Arriving on the scene a bit late, Yale Law School Dean Heather Gerken has disseminated a message to returning students regarding the disruption of the March 10 Federalist Society event on free speech. We noted the disruption here (March 17) and here (March 24). We also took note of Judge Laurence Silberman’s comment on the students involved here (March 17).

Dean Gerken’s message is posted online by the law school here. The Washington Free Beacon’s Aaron Sibarium has owned this story. I learned of Gerken’s message from Sibarium’s story here.

As I read her message, Dean Gerken seeks a reprieve from Judge Silberman in this passage:

This is an institution of higher learning, not a town square, and no one should interfere with others’ efforts to carry on activities on campus. YLS is a professional school, and this is not how lawyers interact. We are also a community that respects our faculty and staff who have devoted their lives to helping students. Professor Kate Stith, Dean Mike Thompson, and other members of the staff should not have been treated as they were. I expect far more from our students, and I want to state unequivocally that this cannot happen again. My administration will be in serious discussion with our students about our policies and norms for the rest of the semester.

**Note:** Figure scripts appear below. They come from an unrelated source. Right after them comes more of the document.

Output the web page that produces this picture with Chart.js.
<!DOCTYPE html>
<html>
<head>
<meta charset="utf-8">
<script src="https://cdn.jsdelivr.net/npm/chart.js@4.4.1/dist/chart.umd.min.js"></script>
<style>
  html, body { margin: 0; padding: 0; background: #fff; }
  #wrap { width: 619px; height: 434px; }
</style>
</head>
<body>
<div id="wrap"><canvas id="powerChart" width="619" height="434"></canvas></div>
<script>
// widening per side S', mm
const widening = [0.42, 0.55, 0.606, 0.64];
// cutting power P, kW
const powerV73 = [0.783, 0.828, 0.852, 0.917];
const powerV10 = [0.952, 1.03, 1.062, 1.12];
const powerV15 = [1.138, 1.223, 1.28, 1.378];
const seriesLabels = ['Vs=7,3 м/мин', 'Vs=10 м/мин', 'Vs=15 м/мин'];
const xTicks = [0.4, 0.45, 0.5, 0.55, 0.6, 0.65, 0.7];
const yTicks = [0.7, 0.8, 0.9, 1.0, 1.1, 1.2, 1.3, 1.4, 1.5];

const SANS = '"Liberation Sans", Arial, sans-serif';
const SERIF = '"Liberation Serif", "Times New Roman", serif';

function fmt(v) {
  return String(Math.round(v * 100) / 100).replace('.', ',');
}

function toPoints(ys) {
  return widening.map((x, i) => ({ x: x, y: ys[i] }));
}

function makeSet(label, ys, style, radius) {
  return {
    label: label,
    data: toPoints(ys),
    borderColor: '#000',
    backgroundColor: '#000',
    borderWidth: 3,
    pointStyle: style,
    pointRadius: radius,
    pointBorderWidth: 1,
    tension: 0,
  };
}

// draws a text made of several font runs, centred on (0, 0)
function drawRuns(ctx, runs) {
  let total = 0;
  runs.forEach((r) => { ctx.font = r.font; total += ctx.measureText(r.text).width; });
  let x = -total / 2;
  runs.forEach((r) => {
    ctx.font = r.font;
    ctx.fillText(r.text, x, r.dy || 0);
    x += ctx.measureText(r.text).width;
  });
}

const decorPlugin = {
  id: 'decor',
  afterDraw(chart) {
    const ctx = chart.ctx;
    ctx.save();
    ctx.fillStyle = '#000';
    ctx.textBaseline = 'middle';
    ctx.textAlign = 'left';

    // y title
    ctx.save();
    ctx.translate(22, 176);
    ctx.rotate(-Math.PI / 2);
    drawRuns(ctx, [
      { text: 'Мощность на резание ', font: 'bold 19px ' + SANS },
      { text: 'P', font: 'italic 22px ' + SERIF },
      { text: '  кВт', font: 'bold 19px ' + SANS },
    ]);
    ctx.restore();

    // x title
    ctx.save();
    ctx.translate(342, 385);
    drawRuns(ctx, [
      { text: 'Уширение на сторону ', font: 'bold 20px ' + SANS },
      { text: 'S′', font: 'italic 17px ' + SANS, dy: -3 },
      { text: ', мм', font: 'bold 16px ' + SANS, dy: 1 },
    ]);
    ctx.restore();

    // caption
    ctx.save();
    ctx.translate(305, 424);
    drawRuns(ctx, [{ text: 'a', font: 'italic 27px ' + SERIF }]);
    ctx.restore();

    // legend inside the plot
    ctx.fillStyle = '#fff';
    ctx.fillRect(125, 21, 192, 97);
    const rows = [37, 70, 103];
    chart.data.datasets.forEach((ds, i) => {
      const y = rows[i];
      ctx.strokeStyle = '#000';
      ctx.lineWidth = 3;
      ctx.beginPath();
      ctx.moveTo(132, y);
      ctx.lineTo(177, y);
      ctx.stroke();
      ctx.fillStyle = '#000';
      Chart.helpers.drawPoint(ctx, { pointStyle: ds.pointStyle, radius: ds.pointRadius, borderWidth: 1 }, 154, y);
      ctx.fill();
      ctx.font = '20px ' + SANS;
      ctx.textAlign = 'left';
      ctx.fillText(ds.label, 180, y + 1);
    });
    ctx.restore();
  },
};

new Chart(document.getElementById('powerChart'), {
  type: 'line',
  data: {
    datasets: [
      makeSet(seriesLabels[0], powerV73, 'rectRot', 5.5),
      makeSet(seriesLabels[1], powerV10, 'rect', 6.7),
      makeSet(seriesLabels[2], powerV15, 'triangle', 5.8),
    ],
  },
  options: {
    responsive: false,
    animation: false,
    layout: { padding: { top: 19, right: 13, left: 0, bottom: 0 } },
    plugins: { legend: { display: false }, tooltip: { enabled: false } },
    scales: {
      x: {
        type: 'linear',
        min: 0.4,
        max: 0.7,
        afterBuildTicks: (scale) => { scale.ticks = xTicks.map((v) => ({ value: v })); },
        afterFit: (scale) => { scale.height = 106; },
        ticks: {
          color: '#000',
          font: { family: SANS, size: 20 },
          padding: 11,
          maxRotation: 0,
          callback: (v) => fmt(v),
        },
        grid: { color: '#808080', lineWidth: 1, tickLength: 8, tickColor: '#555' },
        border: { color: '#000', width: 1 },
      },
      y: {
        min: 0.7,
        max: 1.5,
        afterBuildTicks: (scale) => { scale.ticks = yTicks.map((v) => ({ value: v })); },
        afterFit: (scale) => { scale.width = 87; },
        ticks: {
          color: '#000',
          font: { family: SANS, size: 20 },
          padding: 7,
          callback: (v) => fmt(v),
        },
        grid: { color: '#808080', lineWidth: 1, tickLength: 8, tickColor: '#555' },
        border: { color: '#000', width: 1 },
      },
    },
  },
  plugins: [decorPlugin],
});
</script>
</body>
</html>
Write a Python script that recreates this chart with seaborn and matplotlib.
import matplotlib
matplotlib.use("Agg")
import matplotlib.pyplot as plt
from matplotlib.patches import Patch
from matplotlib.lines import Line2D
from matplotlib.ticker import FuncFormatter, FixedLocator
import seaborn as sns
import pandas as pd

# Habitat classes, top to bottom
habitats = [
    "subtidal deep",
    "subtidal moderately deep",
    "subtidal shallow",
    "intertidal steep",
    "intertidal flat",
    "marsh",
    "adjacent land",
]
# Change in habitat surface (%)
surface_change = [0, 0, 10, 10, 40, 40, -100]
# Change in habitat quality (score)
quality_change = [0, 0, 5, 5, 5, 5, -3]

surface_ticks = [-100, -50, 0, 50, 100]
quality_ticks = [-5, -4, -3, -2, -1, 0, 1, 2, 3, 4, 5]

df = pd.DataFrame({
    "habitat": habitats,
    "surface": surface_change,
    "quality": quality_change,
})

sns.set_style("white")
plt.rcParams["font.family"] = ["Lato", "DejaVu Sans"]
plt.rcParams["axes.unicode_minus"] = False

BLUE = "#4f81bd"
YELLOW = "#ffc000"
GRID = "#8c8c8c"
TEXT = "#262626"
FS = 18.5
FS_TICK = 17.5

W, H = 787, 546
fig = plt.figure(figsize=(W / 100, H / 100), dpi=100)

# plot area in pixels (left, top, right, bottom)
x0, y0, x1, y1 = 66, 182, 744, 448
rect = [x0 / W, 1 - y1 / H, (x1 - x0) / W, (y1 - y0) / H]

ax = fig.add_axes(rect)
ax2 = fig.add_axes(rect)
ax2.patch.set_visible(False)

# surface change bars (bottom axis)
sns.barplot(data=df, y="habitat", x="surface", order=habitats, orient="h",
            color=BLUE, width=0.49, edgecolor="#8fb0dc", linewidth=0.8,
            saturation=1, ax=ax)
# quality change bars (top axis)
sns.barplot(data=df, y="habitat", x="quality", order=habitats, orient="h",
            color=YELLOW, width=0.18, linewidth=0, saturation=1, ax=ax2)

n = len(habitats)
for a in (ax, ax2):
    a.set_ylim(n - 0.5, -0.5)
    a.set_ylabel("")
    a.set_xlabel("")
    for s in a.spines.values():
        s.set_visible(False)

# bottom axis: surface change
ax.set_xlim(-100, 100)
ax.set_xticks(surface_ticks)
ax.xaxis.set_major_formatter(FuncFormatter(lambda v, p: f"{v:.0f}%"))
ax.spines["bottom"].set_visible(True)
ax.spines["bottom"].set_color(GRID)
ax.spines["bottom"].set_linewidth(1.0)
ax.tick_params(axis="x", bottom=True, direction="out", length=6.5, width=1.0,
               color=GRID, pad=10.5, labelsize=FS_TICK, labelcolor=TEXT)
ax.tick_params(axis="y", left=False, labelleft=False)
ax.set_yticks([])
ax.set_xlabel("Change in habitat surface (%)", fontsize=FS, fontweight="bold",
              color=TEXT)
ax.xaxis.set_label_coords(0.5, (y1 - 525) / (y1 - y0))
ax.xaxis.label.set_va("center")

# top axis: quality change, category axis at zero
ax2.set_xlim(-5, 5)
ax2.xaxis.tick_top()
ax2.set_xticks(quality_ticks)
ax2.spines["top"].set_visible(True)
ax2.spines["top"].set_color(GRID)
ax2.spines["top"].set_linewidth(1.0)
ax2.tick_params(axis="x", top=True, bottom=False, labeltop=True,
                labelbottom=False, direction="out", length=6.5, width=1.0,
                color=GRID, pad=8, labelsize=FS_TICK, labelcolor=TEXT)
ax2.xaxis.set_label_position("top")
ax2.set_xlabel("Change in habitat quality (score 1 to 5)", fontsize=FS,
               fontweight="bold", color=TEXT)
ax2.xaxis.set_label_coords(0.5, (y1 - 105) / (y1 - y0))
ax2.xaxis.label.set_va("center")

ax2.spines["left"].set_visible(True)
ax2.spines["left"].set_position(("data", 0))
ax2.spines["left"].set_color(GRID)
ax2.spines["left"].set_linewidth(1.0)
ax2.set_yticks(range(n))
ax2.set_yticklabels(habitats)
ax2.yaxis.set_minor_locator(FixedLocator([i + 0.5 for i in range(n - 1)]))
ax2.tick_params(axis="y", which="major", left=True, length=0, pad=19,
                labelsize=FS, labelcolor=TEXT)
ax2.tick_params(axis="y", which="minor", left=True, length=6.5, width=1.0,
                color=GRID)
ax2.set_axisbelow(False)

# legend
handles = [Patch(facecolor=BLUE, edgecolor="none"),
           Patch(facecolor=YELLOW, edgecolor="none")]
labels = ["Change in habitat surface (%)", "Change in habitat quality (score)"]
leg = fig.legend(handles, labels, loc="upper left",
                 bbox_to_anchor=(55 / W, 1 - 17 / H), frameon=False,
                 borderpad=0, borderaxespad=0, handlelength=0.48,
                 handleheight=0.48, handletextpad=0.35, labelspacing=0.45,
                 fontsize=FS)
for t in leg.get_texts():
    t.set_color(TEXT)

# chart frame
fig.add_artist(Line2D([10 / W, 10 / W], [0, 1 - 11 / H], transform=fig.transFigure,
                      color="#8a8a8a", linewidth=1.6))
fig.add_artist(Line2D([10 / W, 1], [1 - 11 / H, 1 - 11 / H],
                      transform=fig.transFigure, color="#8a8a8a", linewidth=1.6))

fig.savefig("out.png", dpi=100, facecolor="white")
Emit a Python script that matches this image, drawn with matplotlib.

As Sibarium observes, however, Dean Gerken appears to rule out disciplining the students. One infers from “this cannot happen again” that discipline is warranted, but none is forthcoming. The apparent statement of principle amounts to empty words.

Dean Gerken extends no apology to those in the audience who had come to hear the Federalist Society event or to the speakers who were so rudely treated. The paragraph above is embedded in meaningless blather such as this:

As Dean, I am deeply committed to our free speech policies and the values they safeguard. I will protect free speech without fear or favor. But I have waited to write you because it is our conversations as a community that matter most. In our statement-hungry culture, university leaders are constantly asked to be referees, encouraging our students to appeal to a higher authority rather than to engage with one another and tempting outsiders to enlist academic institutions in their own political agendas. Statements are expected instantly from institutions whose core values include deliberation and due process — values that are essential where, as here, the reporting has been so contradictory. And pundits parse any statement to see which side they favor when the role of a university is not to take sides but to articulate its mission with clarity. Most importantly, statements are poor teaching tools. Learning involves speaking and listening, through iterative conversations in smaller settings with mentors and peers. That has always been our teaching model, and that is the only way that our norms can be understood and internalized. Although these conversations are not visible to outsiders, they are taking place here now, and the institution will be the better for it.

Seeking explication of the welter of words, Sibarium notes: “Yale Law School did not respond to a request for comment.” Professor Stith’s statement to the disruptive law students at the moment of truth is considerably more straightforward and concise: “Grow up.”